Des notes de lecture se disséminent tout au long des carnets, rendant ici hommage à la « mise à nu des muscles et des nerfs du langage » propre à l’écriture de Jacques Henric ou à la prose circulatoire de Dominique Preschez où « tout éclate, se décentre, se multiplie dans une succession de souvenirs, d’analepses et d’instants dilatés ». En ligne de mire, se situe toujours un lyrisme évocatoire que Pascal Boulanger oppose à « la fadeur sentimentale » et aux « jeux parodiques de la modernité. » Le lyrisme ne désigne pas seulement ici l’incertaine prosodie du monde, une coquetterie musicale quelconque, des rimes alanguies et autres rythmes niais. Bien au contraire, il s’agit de transposer l’expérience intérieure qui est celle de tout poète digne de ce nom à travers des éclats de Verbe et des éclairs divins : « Le lyrisme, en effet, déporte, change d’espaces, découvre et traduit un nouvel amour qui multiplie, symboliquement, un monde », écrit-il après avoir fustigé l’immédiateté vengeresse et souvent réactionnaire des réseaux sociaux.

De quoi serions-nous contemporains si ce n’est principalement de l’obscurantisme galopant et de l’exploitation toujours plus brutale de l’homme par l’homme ? Dans une liste à la Prévert, au doux parfum anarchique, le poète énumère les principaux bénéficiaires des élections présidentielles de 2017. Le conformisme et la réaction mènent tambour battant le jeu. Sont dénoncés pêle-mêle : « le conformisme des progressistes », « les barbares islamistes », « la rotation des stocks humains » ou « l’homme mesure qui adhère à son vide ». Seule la poésie serait alors à même de nous sauver, mais encore faut-il l’éprouver en son for intérieur, comme l’on traversait jadis les enfers : « Il ne s’agit pas d’habiter mais de traverser poétiquement le monde », précise Pascal Boulanger, accumulant dans un ensemble bien peu disparate les références savantes à ses auteurs de prédilection, parmi lesquels se trouvent les telquéliens de la première heure qu’il ne se prive pas d’égratigner parfois au passage. Tous ont l’honneur néanmoins d’appartenir à la catégorie de ces « hérétiques » qui « jettent leurs corps dans la lutte, tracent une sémiologie de la réalité, traquent les signes névrotiques de leur époque et opposent leur propre parole à celle de l’opinion. »

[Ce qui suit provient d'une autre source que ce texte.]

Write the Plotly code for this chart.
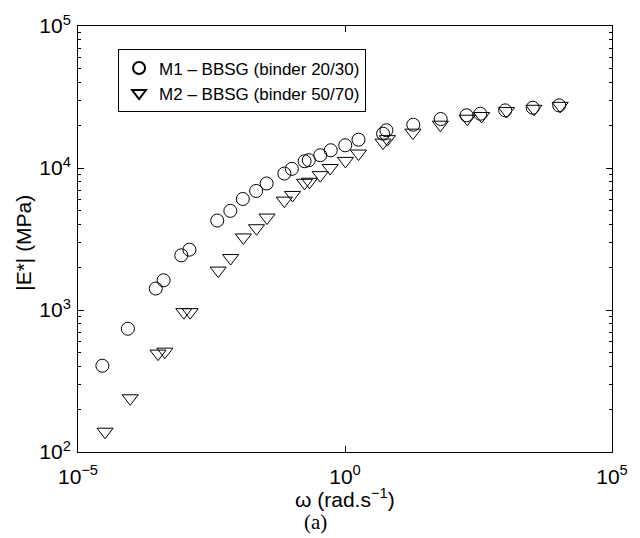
import plotly.graph_objects as go

# M1 - BBSG (binder 20/30)
m1_omega = [2.86e-5, 8.59e-5, 2.86e-4, 4.01e-4, 8.59e-4, 1.22e-3, 4.05e-3, 7.13e-3,
            1.22e-2, 2.17e-2, 3.41e-2, 7.31e-2, 0.101, 0.175, 0.210, 0.344, 0.541,
            1.01, 1.79, 5.16, 5.97, 18.97, 61.9, 188.8, 341.2, 1000, 3273, 10250]
m1_E = [405, 738, 1416, 1620, 2427, 2660, 4266, 4990, 6050, 6890, 7780, 9140, 9860,
        11160, 11350, 12300, 13340, 14450, 15830, 17450, 18440, 20180, 22130, 23500,
        24100, 25460, 26570, 27600]

# M2 - BBSG (binder 50/70)
m2_omega = [3.21e-5, 9.51e-5, 3.15e-4, 4.24e-4, 9.59e-4, 1.26e-3, 4.22e-3, 7.21e-3,
            1.25e-2, 2.20e-2, 3.46e-2, 7.31e-2, 0.104, 0.175, 0.216, 0.344, 0.526,
            1.02, 1.79, 5.16, 6.22, 18.7, 61.1, 194.5, 362.2, 1057, 3459, 10720]
m2_E = [139, 239, 493, 509, 966, 966, 1895, 2322, 3243, 3765, 4477, 5890, 6460,
        7870, 8000, 8910, 10000, 11220, 12640, 15100, 15970, 17740, 20180, 22230,
        23240, 25180, 26120, 27400]

x_tickvals = [1e-5, 1e0, 1e5]
x_ticktext = ["10<sup>−5</sup>", "10<sup>0</sup>", "10<sup>5</sup>"]
y_tickvals = [1e2, 1e3, 1e4, 1e5]
y_ticktext = ["10<sup>2</sup>", "10<sup>3</sup>", "10<sup>4</sup>", "10<sup>5</sup>"]
y_minorvals = [m * 10 ** d for d in (2, 3, 4) for m in range(2, 10)]

FONT = "Liberation Sans, Arial, sans-serif"

fig = go.Figure()
fig.add_trace(go.Scatter(
    x=m1_omega, y=m1_E, mode="markers", name="M1 – BBSG (binder 20/30)",
    marker=dict(symbol="circle-open", size=13, color="black", line=dict(width=1, color="black")),
))
fig.add_trace(go.Scatter(
    x=m2_omega, y=m2_E, mode="markers", name="M2 – BBSG (binder 50/70)",
    marker=dict(symbol="triangle-down-open", size=14, color="black", line=dict(width=1, color="black")),
))

axis_common = dict(
    showline=True, linecolor="black", linewidth=1, mirror="allticks",
    ticks="inside", ticklen=6, tickcolor="black", tickwidth=1,
    showgrid=False, zeroline=False,
    tickfont=dict(family=FONT, size=21, color="black"),
)

fig.update_xaxes(type="log", range=[-5, 5], tickmode="array",
                 tickvals=x_tickvals, ticktext=x_ticktext, ticklabelstandoff=6,
                 **axis_common)
fig.update_yaxes(type="log", range=[2, 5], tickmode="array",
                 tickvals=y_tickvals, ticktext=y_ticktext, ticklabelstandoff=2,
                 minor=dict(tickmode="array", tickvals=y_minorvals, ticks="inside",
                            ticklen=3, tickcolor="black", showgrid=False),
                 **axis_common)

fig.update_layout(
    width=640, height=538,
    margin=dict(l=77.5, r=18.3, t=23.5, b=86.3),
    paper_bgcolor="white", plot_bgcolor="white",
    font=dict(family=FONT, color="black"),
    showlegend=True,
    legend=dict(x=0.075, y=0.945, xanchor="left", yanchor="top",
                bgcolor="white", bordercolor="black", borderwidth=1,
                font=dict(family=FONT, size=17, color="black"),
                tracegroupgap=0, itemsizing="constant"),
    annotations=[
        dict(text="ω (rad.s<sup>−1</sup>)", xref="paper", yref="paper",
             x=0.5, y=-0.108, xanchor="center", yanchor="middle", showarrow=False,
             font=dict(family=FONT, size=21, color="black")),
        dict(text="|E*| (MPa)", xref="paper", yref="paper",
             x=-0.102, y=0.49, xanchor="center", yanchor="middle", showarrow=False,
             textangle=-90, font=dict(family=FONT, size=21, color="black")),
        dict(text="(a)", xref="paper", yref="paper",
             x=(320 - 77.5) / 544.2, y=-0.165, xanchor="center", yanchor="middle",
             showarrow=False,
             font=dict(family="Liberation Serif, Times New Roman, serif", size=21, color="black")),
    ],
)

fig.write_html("out.html")
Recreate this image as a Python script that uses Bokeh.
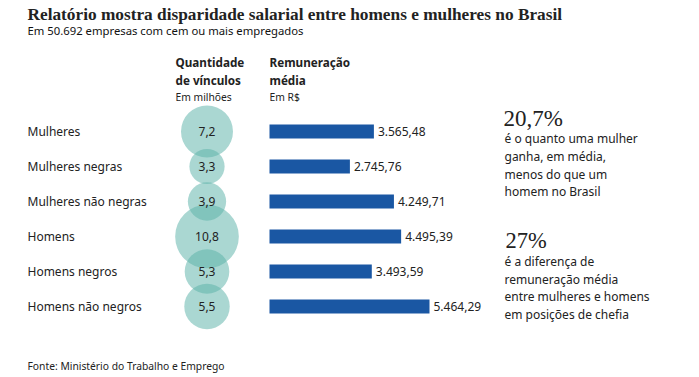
from bokeh.plotting import figure
from bokeh.models import Range1d, ColumnDataSource
from bokeh.core.properties import value
from bokeh.embed import file_html
from bokeh.resources import INLINE
import math

# ---- data ----
categorias = ["Mulheres", "Mulheres negras", "Mulheres não negras",
              "Homens", "Homens negros", "Homens não negros"]
vinculos = [7.2, 3.3, 3.9, 10.8, 5.3, 5.5]            # milhões
remuneracao = [3565.48, 2745.76, 4249.71, 4495.39, 3493.59, 5464.29]  # R$

titulo = "Relatório mostra disparidade salarial entre homens e mulheres no Brasil"
subtitulo = "Em 50.692 empresas com cem ou mais empregados"
fonte = "Fonte: Ministério do Trabalho e Emprego"
destaque1 = "20,7%"
texto1 = ["é o quanto uma mulher", "ganha, em média,", "menos do que um", "homem no Brasil"]
destaque2 = "27%"
texto2 = ["é a diferença de", "remuneração média", "entre mulheres e homens", "em posições de chefia"]

def br_num(v, dec):
    s = f"{v:,.{dec}f}"
    return s.replace(",", "X").replace(".", ",").replace("X", ".")

W, H = 699, 377
SANS = "Noto Sans"
SERIF = "Liberation Serif"
TXT = "#222222"
BODY = "12px"

# bar scale: px per R$
BAR_X0, BAR_XMAX = 269, 429
s = (BAR_XMAX - BAR_X0) / max(remuneracao)
ROW0, ROWH = 131, 35

p = figure(width=W, height=H, output_backend="svg", toolbar_location=None,
           x_range=Range1d(0, W), y_range=Range1d(H, 0),
           x_axis_location=None, y_axis_location=None, min_border=0,
           outline_line_color=None)
p.grid.visible = False
p.background_fill_color = "white"
p.border_fill_color = "white"
p.extra_x_ranges = {"rem": Range1d(-BAR_X0 / s, (W - BAR_X0) / s)}
p.extra_y_ranges = {"row": Range1d((H - ROW0) / ROWH, -ROW0 / ROWH)}

idx = list(range(len(categorias)))
R_MAX = 26 / math.sqrt(7.2)
src = ColumnDataSource(dict(
    idx=idx, cat=categorias, vinc=vinculos, rem=remuneracao,
    rad=[R_MAX * math.sqrt(v) for v in vinculos],
    vlab=[br_num(v, 1) for v in vinculos],
    rlab=[br_num(v, 2) for v in remuneracao],
))

# bubbles
p.circle(x=value(206.5), y="idx", radius="rad", radius_units="screen", source=src,
         y_range_name="row", fill_color="#5cb2a9", fill_alpha=0.52, line_color=None)
p.text(x=value(206.5), y="idx", text="vlab", source=src, y_range_name="row",
       text_align="center", text_baseline="middle", text_color=TXT,
       text_font=value(SANS), text_font_size=value(BODY))

# bars
p.hbar(y="idx", left=0, right="rem", height=0.4, source=src,
       x_range_name="rem", y_range_name="row", fill_color="#1a57a3", line_color=None)
p.text(x="rem", y="idx", text="rlab", source=src, x_range_name="rem", y_range_name="row",
       x_offset=4, text_align="left", text_baseline="middle", text_color=TXT,
       text_font=value(SANS), text_font_size=value(BODY))

# row labels
p.text(x=value(27), y="idx", text="cat", source=src, y_range_name="row",
       text_align="left", text_baseline="middle", text_color=TXT,
       text_font=value(SANS), text_font_size=value(BODY))

def txt(x, y, t, font=SANS, size=BODY, style="normal", align="left", color=TXT):
    p.text(x=[x], y=[y], text=[t], text_align=align, text_baseline="alphabetic",
           text_color=color, text_font=value(font), text_font_size=value(size),
           text_font_style=style)

# title / subtitle
txt(27, 14, titulo, SERIF, "17.3px", "bold")
txt(27, 30, subtitulo, SANS, "11.3px", color="#111111")

# column headers
txt(175, 61, "Quantidade", SANS, "11.7px", "bold")
txt(175, 79, "de vínculos", SANS, "11.7px", "bold")
txt(175, 96, "Em milhões", SANS, "10.3px")
txt(269, 61, "Remuneração", SANS, "11.7px", "bold")
txt(269, 79, "média", SANS, "11.7px", "bold")
txt(269, 96, "Em R$", SANS, "10.3px")

# right annotations
txt(503, 118, destaque1, SERIF, "23px")
for i, line in enumerate(texto1):
    txt(504, 138.3 + 17.6 * i, line, SANS, BODY)
txt(505, 240, destaque2, SERIF, "22.5px")
for i, line in enumerate(texto2):
    txt(504, 261 + 17.6 * i, line, SANS, BODY)

# source
txt(27, 365, fonte, SANS, "10.3px")

open("out.html", "w").write(file_html(p, INLINE))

Pascal Boulanger prouve s’il en était besoin qu’il est une éthique quotidienne de l’écriture pouvant aller de pair avec l’exigence unique d’une quête spirituelle par essence inachevée

Pascal Boulanger, dont les éditions Tinbad ont publié fin 2018 une anthologie poétique, Trame, couvrant les années 1991-2018, prouve s’il en était besoin qu’il est une éthique quotidienne de l’écriture pouvant aller de pair avec l’exigence unique d’une quête spirituelle par essence inachevée. « Un chrétien ne prouve pas Dieu, ajoute-t-il, mais voyage vers lui, dans l’écoute et dans l’étonnement que cette écoute procure » ; écoute qui est aussi celle du lecteur convié à ce partage du sensible qu’exige toute littérature digne de ce nom. On pourra enfin lire ces carnets comme le manifeste anti-poétique, au sens bataillien du terme, et résolument anti-moderne d’un homme ayant choisi délibérément de délaisser toute activité poétique pour se consacrer désormais à la prose ou plutôt à une mise en prosodie du monde vécue comme une lutte sans merci contre les forces qui toujours nient : « Je me suis défini, écrit Boulanger, on m’a défini, comme poète (faute de mieux…) et ce malentendu date depuis longtemps. Mais l’univers de la plupart des poètes de ces trente dernières années n’est pas le mien… Manque, en effet, une dimension anthropologique et métaphysique dans la poésie française […] C’est la houle qu’il me faut, les faits d’armes qui permettent et de dévoiler et de relancer les grands récits fondateurs de temporalité », ajoute-t-il dans un souci plus grand encore d’embrasser ou d’étreindre la totalité du réel, dans une âme et un corps.

  • Jusqu’à présent je suis en chemin, Pascal Boulanger, Carnets : 2016-2018, Librairie Éditions tituli.